Steve Tsang, director of the SOAS China Institute in London, said both sides should resume high-level talks to solve their differences, considering the extent of the countries’ economic inter-dependence.
China was the US’s third-largest export destination after Canada and Mexico last year, according to US Census Bureau data. America is China’s largest export market.
“The unfolding trade war is indeed a big deal, but it has not reached a point that make it impossible to contain,” he said.
Neither Beijing nor Washington announced plans for further negotiations at the conclusion of last month’s talks between Wang Shouwen, China’s vice-minister of commerce, and US Treasury Under Secretary David Malpass. China’s Commerce Ministry said only that the two sides agreed to “keep in touch”.
While Beijing appears to be open to the idea of resuming trade negotiations, both Trump and Mnuchin said late last month that further talks with China were unlikely until trade issues with Mexico, Canada and Europe are resolved.
Trump said on August 27 that although Beijing would like to have further talks, now was “not the right time to talk” to China about the two nations’ trade war.
“It’s too one-sided for too many years and too many decades, and so it’s not the right time to talk. But eventually I’m sure that we’ll be able to work out a deal with China,” he said.

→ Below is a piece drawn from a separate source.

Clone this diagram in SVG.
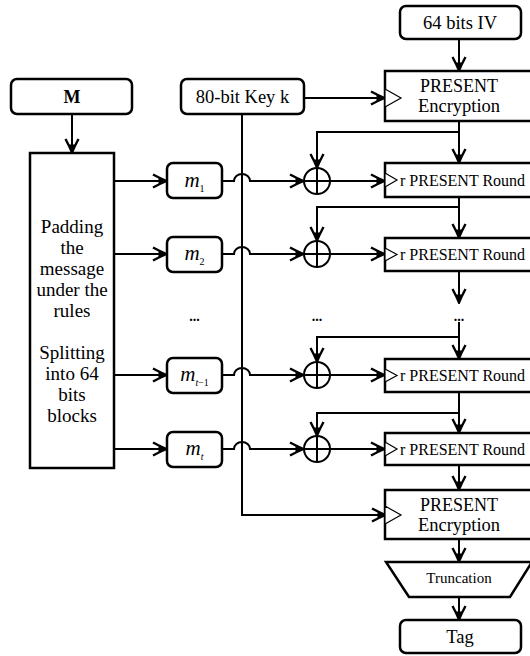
<svg xmlns="http://www.w3.org/2000/svg" width="530" height="656" viewBox="0 0 530 656">
<defs>
<marker id="arr" viewBox="0 0 16 16" refX="15.5" refY="8" markerWidth="16" markerHeight="16" markerUnits="userSpaceOnUse" orient="auto">
<path d="M1.5,1.5 Q9,5.5 15,8 Q9,10.5 1.5,14.5" fill="none" stroke="#000" stroke-width="2.4" stroke-linejoin="miter"/>
<path d="M7,5 L15.5,8 L7,11 Z" fill="#000"/>
</marker>
</defs>
<style>
.box{fill:#fff;stroke:#000;stroke-width:2.5}
.tri{fill:#fff;stroke:#000;stroke-width:1.2}
.ln{fill:none;stroke:#000;stroke-width:2}
.a{fill:none;stroke:#000;stroke-width:2;marker-end:url(#arr)}
.t{font-family:"Liberation Serif","Times New Roman",serif;fill:#000;text-anchor:middle}
.xor{fill:#fff;stroke:#000;stroke-width:2}
</style>
<g id="connectors">
<path class="a" d="M72,114 V153"/>
<path class="a" d="M304,98 H385"/>
<path class="a" d="M459,39 V71"/>
<path class="a" d="M242,114 V515 H386"/>
<path class="a" d="M114,181 H167"/>
<path class="a" d="M114,254 H167"/>
<path class="a" d="M114,375 H167"/>
<path class="a" d="M114,449 H167"/>
<path class="a" d="M222,181 H234 A8,7 0 0 1 250,181 H304"/>
<path class="a" d="M222,254 H234 A8,7 0 0 1 250,254 H304"/>
<path class="a" d="M222,375 H234 A8,7 0 0 1 250,375 H304"/>
<path class="a" d="M222,449 H234 A8,7 0 0 1 250,449 H304"/>
<path class="a" d="M330,181 H385"/>
<path class="a" d="M330,254 H385"/>
<path class="a" d="M330,375 H385"/>
<path class="a" d="M330,449 H385"/>
<path class="a" d="M459,121 V163"/>
<path class="a" d="M459,132 H317 V168"/>
<path class="a" d="M459,197 V238"/>
<path class="a" d="M459,207 H317 V241"/>
<path class="a" d="M459,271 V303"/>
<path class="a" d="M459,322 V359"/>
<path class="a" d="M459,337 H317 V362"/>
<path class="a" d="M459,392 V433"/>
<path class="a" d="M459,413 H317 V436"/>
<path class="a" d="M459,465 V490"/>
<path class="a" d="M459,539 V562"/>
<path class="a" d="M459,597 V620"/>
</g>
<g id="M"><rect class="box" x="11" y="79" width="121" height="35" rx="6"/><text class="t" x="72" y="103" font-size="18" font-weight="bold">M</text></g>
<g id="key"><rect class="box" x="181" y="79" width="123" height="35" rx="6"/><text class="t" x="242.5" y="103" font-size="18.5">80-bit Key k</text></g>
<g id="iv"><rect class="box" x="400" y="6" width="121" height="33" rx="6"/><text class="t" x="460" y="29" font-size="18.5">64 bits IV</text></g>
<g id="enc1"><rect class="box" x="385" y="71" width="148" height="50"/><polygon class="tri" points="385,89 401,98 385,107"/><text class="t" x="459" y="92" font-size="18">PRESENT</text><text class="t" x="459" y="112" font-size="18.5">Encryption</text></g>
<g id="padding"><rect class="box" x="30" y="153" width="84" height="315"/>
<text class="t" font-size="19"><tspan x="72" y="233">Padding</tspan><tspan x="72" y="254">the</tspan><tspan x="72" y="275">message</tspan><tspan x="72" y="296">under the</tspan><tspan x="72" y="317">rules</tspan><tspan x="72" y="359">Splitting</tspan><tspan x="72" y="380">into 64</tspan><tspan x="72" y="401">bits</tspan><tspan x="72" y="422">blocks</tspan></text></g>
<g id="m1"><rect class="box" x="167" y="163" width="55" height="35" rx="6"/><text class="t" x="194.5" y="187" font-size="21"><tspan font-style="italic">m</tspan><tspan font-size="10" dy="5">1</tspan></text></g>
<g id="m2"><rect class="box" x="167" y="237" width="55" height="35" rx="6"/><text class="t" x="194.5" y="260" font-size="21"><tspan font-style="italic">m</tspan><tspan font-size="10" dy="5">2</tspan></text></g>
<g id="mt1"><rect class="box" x="167" y="358" width="55" height="35" rx="6"/><text class="t" x="194.5" y="381" font-size="21"><tspan font-style="italic">m</tspan><tspan font-size="10" dy="5"><tspan font-style="italic">t</tspan>−1</tspan></text></g>
<g id="mt"><rect class="box" x="167" y="432" width="55" height="35" rx="6"/><text class="t" x="194.5" y="455" font-size="21"><tspan font-style="italic">m</tspan><tspan font-size="10" dy="5" font-style="italic">t</tspan></text></g>
<g id="dots"><text class="t" x="194.5" y="321" font-size="14" font-weight="bold">...</text><text class="t" x="317" y="321" font-size="14" font-weight="bold">...</text><text class="t" x="459" y="321" font-size="14" font-weight="bold">...</text></g>
<g id="xor1"><circle class="xor" cx="317" cy="181" r="13"/><path class="ln" d="M304,181 H330 M317,168 V194"/></g>
<g id="xor2"><circle class="xor" cx="317" cy="254" r="13"/><path class="ln" d="M304,254 H330 M317,241 V267"/></g>
<g id="xor3"><circle class="xor" cx="317" cy="375" r="13"/><path class="ln" d="M304,375 H330 M317,362 V388"/></g>
<g id="xor4"><circle class="xor" cx="317" cy="449" r="13"/><path class="ln" d="M304,449 H330 M317,436 V462"/></g>
<g id="round1"><rect class="box" x="385" y="163" width="148" height="34"/><polygon class="tri" points="385,173 397,180 385,187"/><text x="400" y="185.5" font-size="16" font-family="Liberation Serif, serif">r PRESENT Round</text></g>
<g id="round2"><rect class="box" x="385" y="238" width="148" height="33"/><polygon class="tri" points="385,248 397,254.5 385,261"/><text x="400" y="260" font-size="16" font-family="Liberation Serif, serif">r PRESENT Round</text></g>
<g id="round3"><rect class="box" x="385" y="359" width="148" height="33"/><polygon class="tri" points="385,369 397,375.5 385,382"/><text x="400" y="381" font-size="16" font-family="Liberation Serif, serif">r PRESENT Round</text></g>
<g id="round4"><rect class="box" x="385" y="433" width="148" height="32"/><polygon class="tri" points="385,442 397,449 385,456"/><text x="400" y="454.5" font-size="16" font-family="Liberation Serif, serif">r PRESENT Round</text></g>
<g id="enc2"><rect class="box" x="385" y="490" width="148" height="49"/><polygon class="tri" points="385,506 401,515 385,524"/><text class="t" x="459" y="511" font-size="18">PRESENT</text><text class="t" x="459" y="531" font-size="18.5">Encryption</text></g>
<g id="trunc"><polygon class="box" points="386,562 532,562 510,597 409,597"/><text class="t" x="459" y="583" font-size="15">Truncation</text></g>
<g id="tag"><rect class="box" x="400" y="620" width="121" height="33" rx="6"/><text class="t" x="460" y="643" font-size="18.5">Tag</text></g>
</svg>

Beijing has increasingly seen Trump’s hardline approach over trade with China as a broader effort by Washington to curb the country’s rise to greater power. Furthermore, top Chinese leaders are apparently concerned about Trump’s inconsistency and unreliability.
Orville Schell, director of the Centre on US-China Relations at the Asia Society in New York, also agreed the current trade stand-off was much bigger than trade differences amid their growing geopolitical rivalry.
“I think what’s really needed is to have really smart people at senior level … to work out a new road map for a better US-China relationship and we’ll each agree to give some necessary concessions,” he said.
“But we don’t have anyone like that, so there is no mechanism to do it and I don’t think Trump is capable of it.”